RFC 3966: The tel URI for Telephone Numbers, H. Schulzrinne (Columbia University). IETF.
RFC 3986: Uniform Resource Identifier (URI): Generic Syntax, T. Berners-Lee (W3C/MIT), R. Fielding (Day Software), L. Masinter (Adobe Systems). IETF.
RFC 3987: Internationalized Resource Identifiers (IRIs), M. Duerst (W3C), M. Suignard (Microsoft Corporation). IETF.
RFC 4122: A Universally Unique IDentifier (UUID) URN Namespace, P. Leach (Microsoft Corporation), M. Mealling (Refactored Networks, LLC), R. Salz (DataPower Technology, Inc.). IETF.
RFC 4648: The Base16, Base32, and Base64 Data Encodings, S. Josefsson (SJD). IETF.
RFC 5322: Internet Message Format, P. Resnick, Ed. (Qualcomm Incorporated). IETF.
RFC 6068: The 'mailto' URI Scheme, M. Duerst (Aoyama Gakuin University), L. Masinter (Adobe Systems Incorporated), J. Zawinski (DNA Lounge). IETF.

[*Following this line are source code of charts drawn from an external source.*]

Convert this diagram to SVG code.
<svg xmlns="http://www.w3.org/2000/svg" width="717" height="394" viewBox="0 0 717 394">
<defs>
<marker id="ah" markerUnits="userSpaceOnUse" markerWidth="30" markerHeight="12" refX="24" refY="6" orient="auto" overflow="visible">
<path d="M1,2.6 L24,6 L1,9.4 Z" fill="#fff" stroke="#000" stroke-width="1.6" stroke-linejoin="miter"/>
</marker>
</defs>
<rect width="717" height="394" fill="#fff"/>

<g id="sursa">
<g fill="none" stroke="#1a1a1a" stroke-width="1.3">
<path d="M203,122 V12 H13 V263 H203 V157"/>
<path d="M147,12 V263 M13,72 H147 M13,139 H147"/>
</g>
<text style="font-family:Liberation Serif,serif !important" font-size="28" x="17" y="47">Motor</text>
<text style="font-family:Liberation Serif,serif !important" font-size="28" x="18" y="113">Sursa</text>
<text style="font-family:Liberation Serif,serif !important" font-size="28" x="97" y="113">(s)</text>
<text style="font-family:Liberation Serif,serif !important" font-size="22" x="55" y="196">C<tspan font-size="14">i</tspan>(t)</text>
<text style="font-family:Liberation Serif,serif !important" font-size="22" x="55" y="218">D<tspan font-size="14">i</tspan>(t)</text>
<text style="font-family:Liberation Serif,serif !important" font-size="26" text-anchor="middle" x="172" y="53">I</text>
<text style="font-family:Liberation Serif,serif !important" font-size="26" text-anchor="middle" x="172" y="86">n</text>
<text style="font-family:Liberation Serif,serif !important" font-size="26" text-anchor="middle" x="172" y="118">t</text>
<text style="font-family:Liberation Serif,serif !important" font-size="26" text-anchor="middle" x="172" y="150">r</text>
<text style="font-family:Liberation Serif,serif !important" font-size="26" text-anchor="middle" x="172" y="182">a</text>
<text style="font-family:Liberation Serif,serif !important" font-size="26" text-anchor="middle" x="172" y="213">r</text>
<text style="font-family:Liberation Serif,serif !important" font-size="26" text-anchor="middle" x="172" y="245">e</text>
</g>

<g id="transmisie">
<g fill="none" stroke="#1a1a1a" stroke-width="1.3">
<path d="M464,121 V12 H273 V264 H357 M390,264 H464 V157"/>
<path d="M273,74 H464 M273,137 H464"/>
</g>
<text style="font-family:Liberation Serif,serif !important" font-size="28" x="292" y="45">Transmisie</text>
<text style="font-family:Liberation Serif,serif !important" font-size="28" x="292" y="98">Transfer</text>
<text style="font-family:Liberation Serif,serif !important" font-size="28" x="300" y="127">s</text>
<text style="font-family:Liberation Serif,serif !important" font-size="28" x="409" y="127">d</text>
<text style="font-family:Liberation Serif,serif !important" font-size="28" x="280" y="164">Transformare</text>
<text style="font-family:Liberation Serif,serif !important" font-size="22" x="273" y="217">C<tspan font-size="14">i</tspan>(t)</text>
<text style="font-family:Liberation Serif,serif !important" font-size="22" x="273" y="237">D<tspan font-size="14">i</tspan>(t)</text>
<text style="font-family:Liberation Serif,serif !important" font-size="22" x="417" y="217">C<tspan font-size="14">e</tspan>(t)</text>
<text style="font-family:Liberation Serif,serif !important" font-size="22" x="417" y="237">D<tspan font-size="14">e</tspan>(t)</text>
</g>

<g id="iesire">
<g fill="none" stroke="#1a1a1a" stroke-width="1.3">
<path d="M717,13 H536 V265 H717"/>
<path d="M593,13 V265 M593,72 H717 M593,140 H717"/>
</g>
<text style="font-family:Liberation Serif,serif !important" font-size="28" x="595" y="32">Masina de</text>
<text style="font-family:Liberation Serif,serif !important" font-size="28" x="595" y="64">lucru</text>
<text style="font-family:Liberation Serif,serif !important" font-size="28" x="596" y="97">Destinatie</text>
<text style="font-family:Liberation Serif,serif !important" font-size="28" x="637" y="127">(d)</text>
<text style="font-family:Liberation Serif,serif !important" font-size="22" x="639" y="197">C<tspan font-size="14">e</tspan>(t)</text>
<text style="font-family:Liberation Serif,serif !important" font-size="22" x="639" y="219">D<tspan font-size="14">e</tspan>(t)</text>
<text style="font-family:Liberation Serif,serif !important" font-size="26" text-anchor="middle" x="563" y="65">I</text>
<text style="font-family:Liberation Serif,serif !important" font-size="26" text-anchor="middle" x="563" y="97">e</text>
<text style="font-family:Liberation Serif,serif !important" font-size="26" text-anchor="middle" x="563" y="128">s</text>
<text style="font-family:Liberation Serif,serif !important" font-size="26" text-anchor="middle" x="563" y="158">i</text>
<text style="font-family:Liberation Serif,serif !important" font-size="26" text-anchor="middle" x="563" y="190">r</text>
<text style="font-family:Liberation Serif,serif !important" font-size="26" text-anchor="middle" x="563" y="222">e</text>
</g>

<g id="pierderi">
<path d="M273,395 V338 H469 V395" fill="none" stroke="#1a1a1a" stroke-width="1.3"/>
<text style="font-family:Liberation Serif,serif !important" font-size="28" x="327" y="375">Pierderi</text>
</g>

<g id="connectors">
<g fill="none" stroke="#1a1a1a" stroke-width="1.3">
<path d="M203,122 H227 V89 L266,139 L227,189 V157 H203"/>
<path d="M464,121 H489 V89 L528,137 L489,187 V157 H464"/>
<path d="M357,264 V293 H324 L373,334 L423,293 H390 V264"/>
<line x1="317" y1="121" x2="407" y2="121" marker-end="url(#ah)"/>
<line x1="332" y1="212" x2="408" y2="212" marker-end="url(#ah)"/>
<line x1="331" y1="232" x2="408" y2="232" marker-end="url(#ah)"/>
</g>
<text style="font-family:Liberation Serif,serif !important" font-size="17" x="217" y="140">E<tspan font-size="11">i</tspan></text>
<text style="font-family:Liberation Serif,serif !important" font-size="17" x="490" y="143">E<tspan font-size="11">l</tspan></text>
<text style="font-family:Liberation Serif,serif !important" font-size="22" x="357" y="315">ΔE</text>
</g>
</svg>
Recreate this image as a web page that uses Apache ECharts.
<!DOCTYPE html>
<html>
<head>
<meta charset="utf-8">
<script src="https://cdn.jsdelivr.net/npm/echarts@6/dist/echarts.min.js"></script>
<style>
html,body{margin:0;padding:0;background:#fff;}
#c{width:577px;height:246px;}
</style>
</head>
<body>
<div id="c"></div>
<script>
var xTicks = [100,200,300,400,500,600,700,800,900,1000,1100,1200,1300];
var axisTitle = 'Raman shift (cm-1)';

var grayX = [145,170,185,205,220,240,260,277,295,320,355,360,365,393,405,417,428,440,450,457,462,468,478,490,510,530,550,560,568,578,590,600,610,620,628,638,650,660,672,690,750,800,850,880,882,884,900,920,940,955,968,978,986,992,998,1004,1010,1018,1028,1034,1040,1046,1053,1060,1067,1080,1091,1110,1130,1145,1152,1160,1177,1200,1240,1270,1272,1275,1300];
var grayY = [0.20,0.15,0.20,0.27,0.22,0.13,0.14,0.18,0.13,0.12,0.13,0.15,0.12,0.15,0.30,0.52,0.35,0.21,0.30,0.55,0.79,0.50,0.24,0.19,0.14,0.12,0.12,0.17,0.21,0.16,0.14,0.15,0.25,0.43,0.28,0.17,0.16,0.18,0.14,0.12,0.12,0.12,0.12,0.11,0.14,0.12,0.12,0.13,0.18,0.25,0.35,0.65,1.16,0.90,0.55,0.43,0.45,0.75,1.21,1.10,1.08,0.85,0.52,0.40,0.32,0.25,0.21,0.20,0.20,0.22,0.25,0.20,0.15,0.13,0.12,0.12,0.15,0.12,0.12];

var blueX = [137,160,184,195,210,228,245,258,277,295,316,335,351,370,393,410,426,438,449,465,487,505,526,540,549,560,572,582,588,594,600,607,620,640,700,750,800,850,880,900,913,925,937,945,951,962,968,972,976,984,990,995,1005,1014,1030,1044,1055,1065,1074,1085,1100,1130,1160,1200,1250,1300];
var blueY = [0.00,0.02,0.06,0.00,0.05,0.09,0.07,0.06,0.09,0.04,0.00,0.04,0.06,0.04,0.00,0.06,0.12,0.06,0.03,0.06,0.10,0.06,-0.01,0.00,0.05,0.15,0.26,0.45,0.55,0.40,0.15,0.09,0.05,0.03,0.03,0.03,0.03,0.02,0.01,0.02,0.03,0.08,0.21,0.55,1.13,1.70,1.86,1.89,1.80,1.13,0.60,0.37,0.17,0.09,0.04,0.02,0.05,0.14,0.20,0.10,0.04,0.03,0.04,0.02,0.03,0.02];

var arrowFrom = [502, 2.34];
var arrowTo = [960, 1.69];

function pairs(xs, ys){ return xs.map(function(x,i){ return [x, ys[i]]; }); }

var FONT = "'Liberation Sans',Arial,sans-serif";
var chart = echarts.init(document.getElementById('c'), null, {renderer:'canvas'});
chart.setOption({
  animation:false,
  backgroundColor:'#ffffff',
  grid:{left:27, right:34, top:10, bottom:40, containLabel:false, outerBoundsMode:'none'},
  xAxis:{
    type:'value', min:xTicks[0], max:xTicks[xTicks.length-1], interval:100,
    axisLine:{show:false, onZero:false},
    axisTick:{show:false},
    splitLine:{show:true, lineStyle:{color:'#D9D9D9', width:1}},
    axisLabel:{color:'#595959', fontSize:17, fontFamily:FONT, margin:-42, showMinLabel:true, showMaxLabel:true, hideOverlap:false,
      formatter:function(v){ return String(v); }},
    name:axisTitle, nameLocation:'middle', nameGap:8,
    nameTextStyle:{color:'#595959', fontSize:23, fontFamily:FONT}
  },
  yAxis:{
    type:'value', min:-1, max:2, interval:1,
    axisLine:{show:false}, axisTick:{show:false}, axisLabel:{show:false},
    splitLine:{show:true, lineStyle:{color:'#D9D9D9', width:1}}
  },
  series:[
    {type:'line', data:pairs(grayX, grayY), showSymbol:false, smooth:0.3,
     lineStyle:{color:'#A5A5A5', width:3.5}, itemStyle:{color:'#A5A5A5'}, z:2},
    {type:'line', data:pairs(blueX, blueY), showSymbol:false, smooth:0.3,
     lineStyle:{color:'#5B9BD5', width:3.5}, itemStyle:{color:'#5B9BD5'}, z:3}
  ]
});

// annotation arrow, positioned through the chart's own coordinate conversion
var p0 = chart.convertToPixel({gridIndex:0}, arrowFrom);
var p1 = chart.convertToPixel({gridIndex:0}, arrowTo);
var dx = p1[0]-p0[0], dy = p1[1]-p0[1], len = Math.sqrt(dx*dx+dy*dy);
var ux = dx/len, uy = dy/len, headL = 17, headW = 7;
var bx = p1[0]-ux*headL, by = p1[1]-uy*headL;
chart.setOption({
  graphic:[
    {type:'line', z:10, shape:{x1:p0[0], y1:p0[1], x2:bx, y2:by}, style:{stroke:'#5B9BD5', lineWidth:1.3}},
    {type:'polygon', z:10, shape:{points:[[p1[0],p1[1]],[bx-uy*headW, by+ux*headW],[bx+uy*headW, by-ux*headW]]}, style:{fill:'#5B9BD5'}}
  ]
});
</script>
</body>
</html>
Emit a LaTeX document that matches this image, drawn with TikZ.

RFC 6838: Media Type Specifications and Registration Procedures, N. Freed (Oracle), J. Klensin, T.Hansen (AT&T Laboratories). IETF.
RFC 7159: The JavaScript Object Notation (JSON) Data Interchange Format, T. Bray (Google, Inc.). IETF.
TZ: Time Zone Database. IANA.
UAX #15: Unicode® Standard Annex #15: Unicode Normalization Forms, Mark Davis, Ken Whistler. The Unicode Consortium.